Long-term affordability for residents and the county, along with public safety concerns, will require transitioning the site over time toward a smaller enclave of units that have fewer irregularities “in order to create long-term housing security,” the documents state.
“Maintaining the current mobile home configuration would require addressing expensive infrastructure and boundary issues and results in housing that is not linked to the other benefits of housing within the Urban Growth Boundary,” the documents say. “There are units outside of the current property boundary and leach fields off of the property, there is no fire protection and there are flood-plain issues; rather than spending money to overcome those issues, the community is better off re-envisioning the future of Phillips.”
Under the first option, planners envision “safely and efficiently” accommodating as many units as possible within the existing footprint of the hillside units and to transition the rest of the property to agricultural use, riparian restoration and public access.
“Over time, the site could become a regional amenity for fishing, boat access and riparian education,” the documents state. An existing ranch house next to the river could be transformed into an educational center, a community center for residents or employee housing for county open-space staff.
Should the county prefer not to directly manage the lots on the Phillips property, the subdivision process could be used to create parcels that reflect the desire of some residents to purchase the land under their home. Amid that process, an agricultural parcel and a river corridor parcel could still be created, with county departments responsible for managing them.
“Custom zoning standards for mobile homes would be required in order to maintain as many current residents in place as possible,” the documents state. “The resulting housing lots could be subdivided into individual lots to be sold to current homeowners or sold as a single parcel to be owned in a co-operative model.”
Great care would need to be taken to develop a transition plan that allows the reset to occur over time, “to honor the investment of existing residents and to transition to meeting Aspen-Pitkin County Housing Authority guidelines,” the documents say.
If option 1 is chosen, the next step would be an individual inspection of units to test their ability to be relocated.
Option 2: “No net loss”
The documents state that housing insecurity is one of the top public health issues in Pitkin County. “In recognition of that fact, the county moved to address the [private development] threat to Phillips homeowners,” the documents say.
The county does not identify the Phillips location as ideal for creating affordable housing, according to the documents. Still, the land was purchased in order to preserve as many existing housing units as possible within APCHA guidelines.
“A core goal of the acquisition is to maintain the number of units at the site and to create security for current and future owners of mobile homes at the site,” the documents state. “While the county cannot guarantee that this will work for every current [Phillips unit owner], there is a commitment to keeping the community housing balance whole.”
However, that commitment has to be balanced with the environmental, social and financial realities of the site in order to plan an overall sustainable future for the community, the documents say. “Maintaining affordability, increasing safety and addressing property issues will require relocation or replacement of some homes and investment of funds from the county’s housing fund.”

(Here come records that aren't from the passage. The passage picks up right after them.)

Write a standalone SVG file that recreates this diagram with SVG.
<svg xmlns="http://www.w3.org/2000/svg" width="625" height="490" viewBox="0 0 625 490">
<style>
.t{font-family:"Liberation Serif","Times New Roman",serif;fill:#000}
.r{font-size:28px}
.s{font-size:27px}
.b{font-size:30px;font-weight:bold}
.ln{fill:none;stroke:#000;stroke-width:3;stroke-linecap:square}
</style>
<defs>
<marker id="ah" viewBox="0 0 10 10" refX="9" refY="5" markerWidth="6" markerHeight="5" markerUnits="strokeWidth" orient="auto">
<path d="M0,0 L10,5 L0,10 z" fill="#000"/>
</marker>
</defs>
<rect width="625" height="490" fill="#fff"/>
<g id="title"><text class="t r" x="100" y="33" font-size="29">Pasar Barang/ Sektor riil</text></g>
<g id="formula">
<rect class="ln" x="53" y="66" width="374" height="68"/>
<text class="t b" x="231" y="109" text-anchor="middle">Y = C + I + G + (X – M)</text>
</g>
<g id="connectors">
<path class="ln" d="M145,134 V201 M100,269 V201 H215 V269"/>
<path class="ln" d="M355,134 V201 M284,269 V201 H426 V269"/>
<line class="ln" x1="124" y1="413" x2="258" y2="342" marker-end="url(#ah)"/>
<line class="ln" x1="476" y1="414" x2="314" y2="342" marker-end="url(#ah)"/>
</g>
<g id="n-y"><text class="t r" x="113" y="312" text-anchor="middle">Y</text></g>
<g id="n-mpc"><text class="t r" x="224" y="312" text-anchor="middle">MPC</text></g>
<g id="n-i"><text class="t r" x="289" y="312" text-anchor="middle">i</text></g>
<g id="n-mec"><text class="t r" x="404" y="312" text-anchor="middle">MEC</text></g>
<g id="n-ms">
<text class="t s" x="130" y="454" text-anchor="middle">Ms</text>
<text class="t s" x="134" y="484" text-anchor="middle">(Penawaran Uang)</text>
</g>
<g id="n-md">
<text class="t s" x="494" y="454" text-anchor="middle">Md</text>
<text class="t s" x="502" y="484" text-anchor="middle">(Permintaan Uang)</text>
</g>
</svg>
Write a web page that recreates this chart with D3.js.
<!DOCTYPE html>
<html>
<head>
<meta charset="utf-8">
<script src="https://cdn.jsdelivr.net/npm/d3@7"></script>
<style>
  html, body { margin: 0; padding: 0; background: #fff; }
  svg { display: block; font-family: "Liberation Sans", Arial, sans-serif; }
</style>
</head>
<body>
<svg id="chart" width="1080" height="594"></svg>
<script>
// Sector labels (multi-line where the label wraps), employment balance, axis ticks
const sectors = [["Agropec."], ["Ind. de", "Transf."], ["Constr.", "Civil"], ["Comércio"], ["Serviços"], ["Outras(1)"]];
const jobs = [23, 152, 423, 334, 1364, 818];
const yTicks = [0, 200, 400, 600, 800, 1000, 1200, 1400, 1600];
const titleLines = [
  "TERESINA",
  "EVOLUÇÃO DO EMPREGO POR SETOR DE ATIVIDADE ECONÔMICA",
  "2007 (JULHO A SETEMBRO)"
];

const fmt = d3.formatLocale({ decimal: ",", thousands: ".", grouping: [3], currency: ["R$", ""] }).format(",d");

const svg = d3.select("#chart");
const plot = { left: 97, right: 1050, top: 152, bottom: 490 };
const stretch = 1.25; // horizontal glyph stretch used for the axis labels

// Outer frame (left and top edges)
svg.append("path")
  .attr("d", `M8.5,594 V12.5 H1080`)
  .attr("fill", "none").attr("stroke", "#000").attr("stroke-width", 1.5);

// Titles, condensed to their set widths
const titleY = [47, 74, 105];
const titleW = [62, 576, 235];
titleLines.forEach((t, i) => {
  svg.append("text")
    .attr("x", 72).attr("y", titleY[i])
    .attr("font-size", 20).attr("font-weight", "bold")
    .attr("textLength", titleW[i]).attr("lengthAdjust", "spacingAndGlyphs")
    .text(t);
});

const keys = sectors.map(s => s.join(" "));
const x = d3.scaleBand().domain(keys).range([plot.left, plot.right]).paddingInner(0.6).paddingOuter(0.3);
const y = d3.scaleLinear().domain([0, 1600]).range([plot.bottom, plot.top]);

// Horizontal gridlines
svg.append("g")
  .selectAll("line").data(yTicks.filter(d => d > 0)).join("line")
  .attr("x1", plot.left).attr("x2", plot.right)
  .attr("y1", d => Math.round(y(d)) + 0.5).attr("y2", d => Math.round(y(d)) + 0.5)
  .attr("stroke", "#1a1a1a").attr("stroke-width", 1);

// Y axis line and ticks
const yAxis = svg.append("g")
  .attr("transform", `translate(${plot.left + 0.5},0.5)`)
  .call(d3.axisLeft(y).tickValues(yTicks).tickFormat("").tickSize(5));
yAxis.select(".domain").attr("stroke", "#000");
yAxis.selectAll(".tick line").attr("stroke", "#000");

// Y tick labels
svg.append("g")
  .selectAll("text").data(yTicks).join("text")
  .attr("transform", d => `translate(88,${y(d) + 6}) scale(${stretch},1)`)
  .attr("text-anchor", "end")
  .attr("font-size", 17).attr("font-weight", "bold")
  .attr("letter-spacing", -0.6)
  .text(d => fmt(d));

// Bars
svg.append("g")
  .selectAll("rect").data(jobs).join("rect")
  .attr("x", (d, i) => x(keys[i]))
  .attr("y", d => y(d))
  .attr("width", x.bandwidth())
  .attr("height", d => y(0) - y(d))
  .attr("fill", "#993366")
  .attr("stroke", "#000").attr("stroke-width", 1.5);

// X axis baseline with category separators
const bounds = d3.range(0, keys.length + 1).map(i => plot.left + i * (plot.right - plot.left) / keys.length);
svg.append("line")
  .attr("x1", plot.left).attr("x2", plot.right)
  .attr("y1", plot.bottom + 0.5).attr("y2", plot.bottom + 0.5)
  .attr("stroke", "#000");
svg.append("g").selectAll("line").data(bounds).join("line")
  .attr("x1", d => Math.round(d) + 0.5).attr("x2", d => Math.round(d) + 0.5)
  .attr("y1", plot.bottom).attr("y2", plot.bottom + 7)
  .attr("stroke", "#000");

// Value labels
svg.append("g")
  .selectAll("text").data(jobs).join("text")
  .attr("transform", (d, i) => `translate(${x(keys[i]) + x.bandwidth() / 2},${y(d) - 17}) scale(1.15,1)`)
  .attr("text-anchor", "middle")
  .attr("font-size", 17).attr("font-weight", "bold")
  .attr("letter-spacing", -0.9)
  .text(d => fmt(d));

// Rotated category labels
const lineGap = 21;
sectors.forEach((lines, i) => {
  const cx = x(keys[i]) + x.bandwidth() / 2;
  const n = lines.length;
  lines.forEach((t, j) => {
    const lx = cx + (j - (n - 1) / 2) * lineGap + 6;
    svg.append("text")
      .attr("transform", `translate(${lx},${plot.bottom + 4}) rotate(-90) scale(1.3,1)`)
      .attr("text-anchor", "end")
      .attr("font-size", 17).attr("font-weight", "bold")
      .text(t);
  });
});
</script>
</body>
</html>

Accommodating the existing units will require substantial and expensive improvements to infrastructure at the site. A new wastewater facility, new water system and a new road into the hillside agricultural field upstream from the units will be required.
New lots would be created in the sunnier portion of the site and sized to accommodate double-wide manufactured homes, allowing for a greater variety of household sizes. Impacts to the winter habitat can be minimized, the documents state, by prohibiting dogs and offering seasonal closures to uphill trails.

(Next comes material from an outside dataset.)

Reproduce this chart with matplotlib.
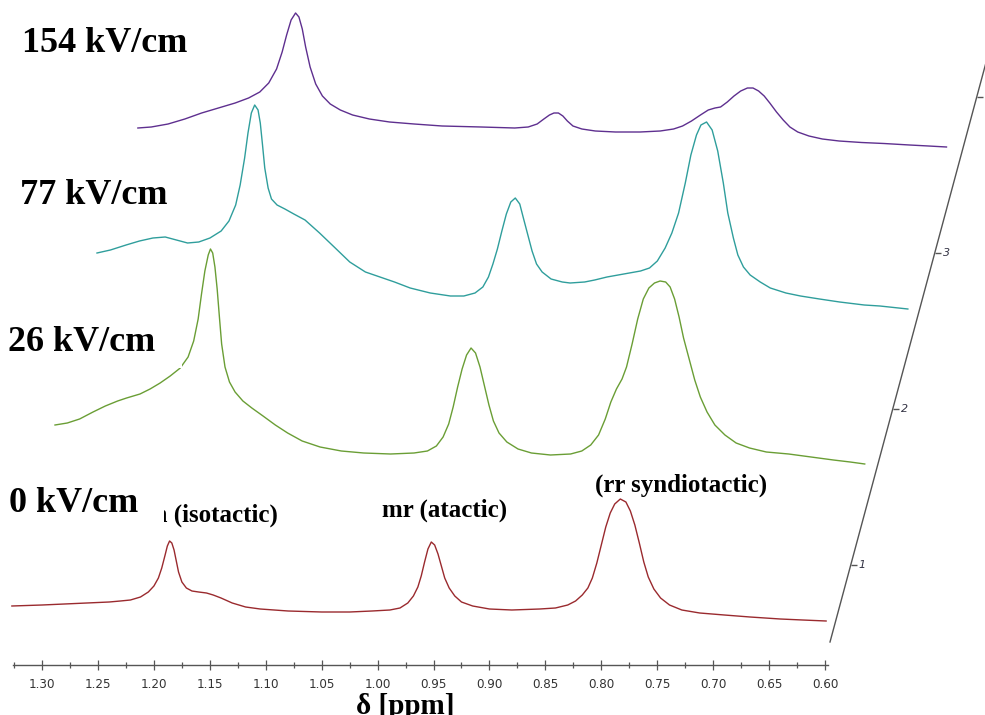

Displaced homeowners who qualify under APCHA guidelines will have the first right of refusal for placing manufactured homes on the new lots, according to the documents.
“The river corridor can still be preserved and offered to other county departments for rehabilitation and public improvements appropriate to the sensitive nature of the site and the potential for flooding. The remaining agricultural fields include valuable wildlife habitat that might be of interest for open-space preservation,” the documents add.
Option 3: “The village”
The third option expands the housing footprint to as many as 118 units on both sides of the river and acknowledges the dire need for more affordable housing in the county.
“Pitkin County’s economy continues to grow faster than workforce housing,” the documents say. “Our county exports its workforce housing issue to other regional communities, who are now dealing with their own affordability challenges. Our desire to honor the commitment of retired employees to age-in-place will add to a growing gap between employment and housing.”
According to the documents, the net deficit in housing for the Aspen and Snowmass Village areas for households earning less than 160 percent of area median income is expected to increase to 5,200 units by 2027.
“It is unsustainable to continue to enjoy the fruits of a robust economy while stressing families with longer drives, longer child-care hours and higher transportation costs due to our lack of available housing,” the documents state. “Eighty-six percent of residents and business owners between Aspen and Old Snowmass consider the lack of workforce housing to be either the most critical or one of the more serious problems in the region.”
The investment made to acquire the Phillips property was substantial — and the housing plan necessary to absorb that investment also needs to be substantial, the documents say, noting that the location provides convenient access to three Pitkin County employment centers: Aspen, Snowmass Village and Basalt.
Current residents of Phillips Trailer Park point out the convenience, by automobile, to employment in the upper valley and services and shopping in the midvalley, the documents say. Public transit is an issue: The Woody Creek Shuttle serves the hillside residents during high seasons, connecting with Roaring Fork Transportation Authority buses at the Brush Creek Intercept Lot. The shuttle does not run during the spring and fall off seasons.
“A critical mass of residents at Phillips will allow more of the interaction and mutual support that characterizes healthy communities,” the documents state. “A variety of housing types in the 118 units will welcome singles, couples, families and seniors. The increased population justifies investment in amenities for residents and may justify year-round transit service and/or school bus service to the site.”
The documents stress that while increased development of Phillips wouldn’t solve the county’s housing problem, “It is an indicator that we are willing to optimize the opportunities that present themselves to house our workforce while addressing public safety and flooding concerns.”